The author noted at least three underlying factors that stimulate discrimination, and this includes gender stereotypes playing a significant role in perpetuating the wage gap and different treatment in ASEAN; occupational and education segregation that see a concentration of women in low-paying and traditionally female-dominated sectors such as healthcare, education, and social services; as well as unequal access to education and training as women often have less access to education and training than men, which limits their opportunities to acquire the skills and qualifications necessary for higher-paying jobs.

Aside from discrimination against women, Lili also wrote on the discrimination against people with special needs and young workers in a number of ASEAN member countries.

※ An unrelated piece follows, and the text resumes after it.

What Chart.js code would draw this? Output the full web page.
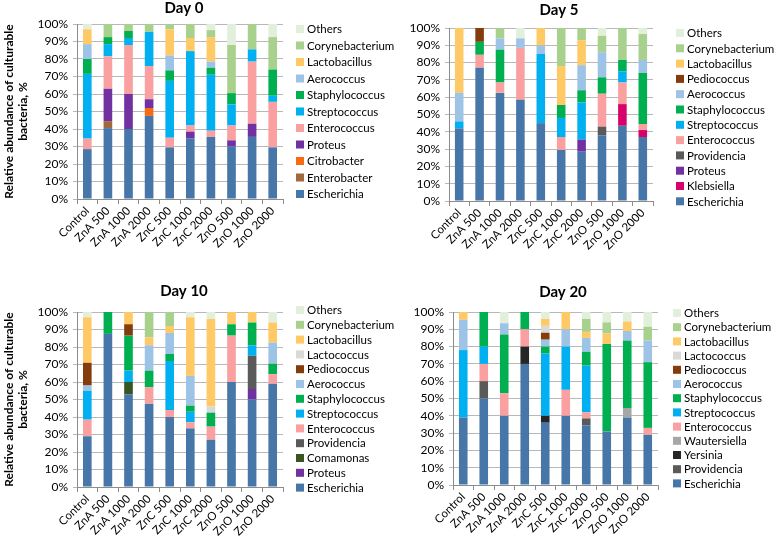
<!DOCTYPE html>
<html>
<head>
<meta charset="utf-8">
<script src="https://cdn.jsdelivr.net/npm/chart.js@4.4.1/dist/chart.umd.min.js"></script>
<style>
  body { margin: 0; background: #fff; width: 778px; height: 545px; position: relative; overflow: hidden; }
  .panel { position: absolute; }
</style>
</head>
<body>
<div class="panel" style="left:0;top:0"><canvas id="day0" width="402" height="272"></canvas></div>
<div class="panel" style="left:390px;top:0"><canvas id="day5" width="388" height="272"></canvas></div>
<div class="panel" style="left:0;top:272px"><canvas id="day10" width="402" height="273"></canvas></div>
<div class="panel" style="left:390px;top:272px"><canvas id="day20" width="388" height="273"></canvas></div>
<script>
// treatments on the x axis
const categories = ["Control", "ZnA 500", "ZnA 1000", "ZnA 2000", "ZnC 500", "ZnC 1000", "ZnC 2000", "ZnO 500", "ZnO 1000", "ZnO 2000"];

// Day 0 - segment sizes (%), bottom to top
const day0Genera = ["Escherichia", "Enterobacter", "Citrobacter", "Proteus", "Enterococcus", "Streptococcus", "Staphylococcus", "Aerococcus", "Lactobacillus", "Corynebacterium", "Others"];
const day0Values = [
  [28.5, 40.5, 40, 47.5, 29.5, 34.5, 35.5, 30, 35.5, 29.5],
  [0, 4, 0, 0, 0, 0, 0, 0, 0, 0],
  [0, 0, 0, 4.5, 0, 0, 0, 0, 0, 0],
  [0, 18.5, 20, 5, 0, 4, 0, 3.5, 7.5, 0],
  [6, 18.5, 28, 19, 5.5, 3.5, 3.5, 8.5, 35.5, 26],
  [37, 7, 4, 19.5, 32.5, 42.5, 32, 12, 7, 3.5],
  [8.5, 4, 4, 0, 6, 0, 4, 6.5, 0, 15],
  [8.5, 0, 0, 0, 8.5, 0, 3.5, 0, 0, 0],
  [8.5, 0, 0, 0, 15, 7.5, 14, 0, 0, 0],
  [0, 7.5, 4, 4.5, 3, 8, 4, 27.5, 14.5, 18.5],
  [3, 0, 0, 0, 0, 0, 3.5, 12, 0, 7.5]
];

// Day 5
const day5Genera = ["Escherichia", "Klebsiella", "Proteus", "Providencia", "Enterococcus", "Streptococcus", "Staphylococcus", "Aerococcus", "Pediococcus", "Lactobacillus", "Corynebacterium", "Others"];
const day5Values = [
  [42, 77, 62.5, 58.5, 45, 29.5, 28.5, 38, 43.5, 37],
  [0, 0, 0, 0, 0, 0, 0, 0, 12.5, 4],
  [0, 0, 0, 0, 0, 0, 7, 0, 0, 0],
  [0, 0, 0, 0, 0, 0, 0, 5, 0, 0],
  [0, 7.5, 6, 30, 0, 7.5, 0, 19, 12.5, 3.5],
  [4, 0, 0, 0, 40, 11, 21.5, 0, 6.5, 0],
  [0, 7.5, 19, 0, 0, 7.5, 7, 9.5, 6.5, 29.5],
  [16.5, 0, 6.5, 5.5, 5, 0, 14.5, 14.5, 0, 7.5],
  [0, 8, 0, 0, 0, 0, 0, 0, 0, 0],
  [37.5, 0, 0, 0, 10, 22.5, 14.5, 0, 0, 0],
  [0, 0, 6, 0, 0, 22, 7, 9.5, 18.5, 15],
  [0, 0, 0, 6, 0, 0, 0, 4.5, 0, 3.5]
];

// Day 10
const day10Genera = ["Escherichia", "Proteus", "Comamonas", "Providencia", "Enterococcus", "Streptococcus", "Staphylococcus", "Aerococcus", "Pediococcus", "Lactococcus", "Lactobacillus", "Corynebacterium", "Others"];
const day10Values = [
  [29, 87.5, 53, 47.5, 40, 33.5, 27, 60, 50, 59],
  [0, 0, 0, 0, 0, 0, 0, 0, 6, 0],
  [0, 0, 7, 0, 0, 0, 0, 0, 0, 0],
  [0, 0, 0, 0, 0, 0, 0, 0, 19, 0],
  [9.5, 0, 0, 9.5, 4, 3.5, 7.5, 26.5, 0, 5.5],
  [16.5, 0, 6.5, 0, 28, 6, 0, 0, 6, 0],
  [0, 12.5, 20, 9.5, 4, 3.5, 8, 6.5, 13, 6],
  [3, 0, 0, 14.5, 12, 17, 0, 0, 0, 12],
  [13, 0, 6.5, 0, 0, 0, 0, 0, 0, 0],
  [0, 0, 0, 0, 0, 0, 3.5, 0, 0, 0],
  [26, 0, 7, 4.5, 4, 33.5, 50, 7, 6, 11.5],
  [0, 0, 0, 14.5, 8, 0, 0, 0, 0, 0],
  [3, 0, 0, 0, 0, 3, 4, 0, 0, 6]
];

// Day 20
const day20Genera = ["Escherichia", "Providencia", "Yersinia", "Wautersiella", "Enterococcus", "Streptococcus", "Staphylococcus", "Aerococcus", "Pediococcus", "Lactococcus", "Lactobacillus", "Corynebacterium", "Others"];
const day20Values = [
  [39, 50, 40, 70, 36, 40, 34.5, 31, 39, 29],
  [0, 10, 0, 0, 0, 0, 4, 0, 0, 0],
  [0, 0, 0, 10, 4, 0, 0, 0, 0, 0],
  [0, 0, 0, 0, 0, 0, 0, 0, 5.5, 0],
  [0, 10, 13, 10, 0, 15, 3.5, 0, 0, 4],
  [39, 10, 0, 0, 36, 25, 27, 0, 0, 0],
  [0, 20, 34, 10, 4, 0, 8, 50.5, 39, 38],
  [17.5, 0, 6.5, 0, 4, 10, 8, 0, 5.5, 12.5],
  [0, 0, 0, 0, 4, 0, 0, 0, 0, 0],
  [0, 0, 0, 0, 4, 0, 0, 0, 0, 0],
  [4.5, 0, 0, 0, 4, 10, 3.5, 6, 5.5, 0],
  [0, 0, 0, 0, 0, 0, 7.5, 6.5, 0, 8],
  [0, 0, 6.5, 0, 4, 0, 4, 6, 5.5, 8.5]
];

const genusColors = {
  Escherichia: "#4677a8",
  Enterobacter: "#a06a3e",
  Citrobacter: "#fa6a10",
  Klebsiella: "#d8006b",
  Proteus: "#7131a1",
  Comamonas: "#375623",
  Providencia: "#5a5a5a",
  Yersinia: "#262626",
  Wautersiella: "#a6a6a6",
  Enterococcus: "#fba0a0",
  Streptococcus: "#00b0f0",
  Staphylococcus: "#00b050",
  Aerococcus: "#9dc3e6",
  Pediococcus: "#843c0c",
  Lactococcus: "#d9d9d9",
  Lactobacillus: "#ffc966",
  Corynebacterium: "#a9d18e",
  Others: "#e2efda"
};

Chart.defaults.font.family = "Lato, 'Open Sans', sans-serif";
Chart.defaults.color = "#000";

// draws the panel heading and the key on the right (top entry = last series)
const panelDecor = {
  id: "panelDecor",
  afterDraw(chart, args, opts) {
    const ctx = chart.ctx;
    ctx.save();
    ctx.fillStyle = "#000";
    ctx.font = "bold 15px Lato, sans-serif";
    ctx.textAlign = "center";
    ctx.textBaseline = "middle";
    ctx.fillText(opts.title, opts.titleX, opts.titleY);

    ctx.font = "11.5px Lato, sans-serif";
    ctx.textAlign = "left";
    const sets = chart.data.datasets.slice().reverse();
    sets.forEach((ds, i) => {
      const y = opts.keyY + i * opts.keyGap;
      ctx.fillStyle = ds.backgroundColor;
      ctx.fillRect(opts.keyX, y - 4, 8, 8);
      ctx.fillStyle = "#000";
      ctx.fillText(ds.label, opts.keyX + 11, y + 0.5);
    });
    ctx.restore();
  }
};

function makePanel(id, genera, values, p) {
  new Chart(document.getElementById(id), {
    type: "bar",
    data: {
      labels: categories,
      datasets: genera.map((g, i) => ({
        label: g,
        data: values[i],
        backgroundColor: genusColors[g],
        barPercentage: 0.42,
        categoryPercentage: 1
      }))
    },
    options: {
      responsive: false,
      animation: false,
      layout: { padding: { top: p.top, right: p.right, bottom: p.bottom, left: 0 } },
      plugins: {
        legend: { display: false },
        tooltip: { enabled: false },
        panelDecor: p.decor
      },
      scales: {
        x: {
          stacked: true,
          grid: { drawOnChartArea: false, color: "#8c8c8c", tickLength: 5 },
          border: { color: "#8c8c8c" },
          ticks: { autoSkip: false, minRotation: 45, maxRotation: 45, font: { size: 11.5 }, padding: 0 },
          afterFit: s => { s.height = p.xh; }
        },
        y: {
          stacked: true,
          min: 0,
          max: 100,
          ticks: { autoSkip: false, stepSize: 10, callback: v => v + "%", font: { size: 12 }, padding: 5 },
          grid: { color: "#b8b8b8", tickLength: 4 },
          border: { color: "#8c8c8c" },
          title: {
            display: p.yTitle,
            text: ["Relative abundance of culturable", "bacteria, %"],
            font: { size: 12, weight: "bold" },
            padding: { top: 2, bottom: 0 }
          },
          afterFit: s => { s.width = p.left; }
        }
      }
    },
    plugins: [panelDecor]
  });
}

makePanel("day0", day0Genera, day0Values, {
  top: 24, bottom: 13, xh: 60, left: 77, right: 119, yTitle: true,
  decor: { title: "Day 0", titleX: 184, titleY: 8, keyX: 296, keyY: 29, keyGap: 16.5 }
});
makePanel("day5", day5Genera, day5Values, {
  top: 28, bottom: 11, xh: 60, left: 59, right: 125, yTitle: false,
  decor: { title: "Day 5", titleX: 169, titleY: 10.5, keyX: 286, keyY: 33, keyGap: 15.3 }
});
makePanel("day10", day10Genera, day10Values, {
  top: 40, bottom: 0, xh: 58, left: 77, right: 119, yTitle: true,
  decor: { title: "Day 10", titleX: 184, titleY: 19, keyX: 296, keyY: 38, keyGap: 14.8 }
});
makePanel("day20", day20Genera, day20Values, {
  top: 40, bottom: 2, xh: 58, left: 63, right: 120, yTitle: false,
  decor: { title: "Day 20", titleX: 173, titleY: 20.5, keyX: 283, keyY: 41, keyGap: 14.2 }
});
</script>
</body>
</html>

“People with special needs often face barriers to employment and are often paid less than their non-disabled peers. Young workers also often face discrimination in the workplace, including lower wages and denied opportunities for development,” she noted.

As in all other countries, Lili acknowledged that concerted efforts are required to promote gender equality in education, employment and social norms, outlining that companies et al should have clear policies, regulations and procedures in the workplace to prevent discrimination.

“These policies should be communicated clearly and enforced consistently and non-discriminatorily to all employees,” said the author.

She added that hiring and promotion practices should be fair and unbiased, which includes developing job descriptions and requirements that are based on the actual job duties and qualifications needed, rather than personal characteristics such as age or gender. Companies should also ensure that all candidates are evaluated fairly and consistently, and that promotions are based on merit rather than personal biases. Policies should also include reporting mechanisms for employees who experience discrimination, and the company should take all complaints seriously and investigate them promptly.

Second, companies et al should provide facilities for employees with special needs and for working parents. This may include modifications to the physical workspace, such as wheelchair ramps or accessible restrooms, accommodation close to the office, and assistive technology for people with special needs as well as childcare facilities for working parents.

Last, companies et al should strive to create a culture of inclusion, where all employees feel valued and respected. This includes promoting diversity and inclusion in all aspects of the workplace, from the language used in communications to the events and activities offered to employees.

By creating a culture of inclusion, companies and other institutions can help to reduce the likelihood of discrimination occurring in the workplace. This includes implementing anti-discrimination laws and policies, providing equal access to education and training, promoting diversity and inclusion in the workplace, and raising awareness of the harmful effects of discrimination. The author highlighted that it is imperative for governments and civil society to uphold equal opportunities for education and basic human rights for all individuals, as addressing workplace discrimination and the gender wage gap in the ASEAN region becomes crucial to foster social justice and provide equal opportunities to all workers.

To promote equality and inclusivity in the workplace, collaborative efforts between governments, employers, and civil society organisations are essential. These stakeholders must actively work together to eliminate discriminatory practices and policies while actively promoting diversity and inclusion within the workforce.

By joining forces to address workplace discrimination and the wage gap, the author believes we can foster social justice and ultimately achieve a more equitable, inclusive, and prosperous ASEAN region. This requires a collective commitment to creating fair and inclusive work environments where every individual has equal access to opportunities and is treated with respect and dignity.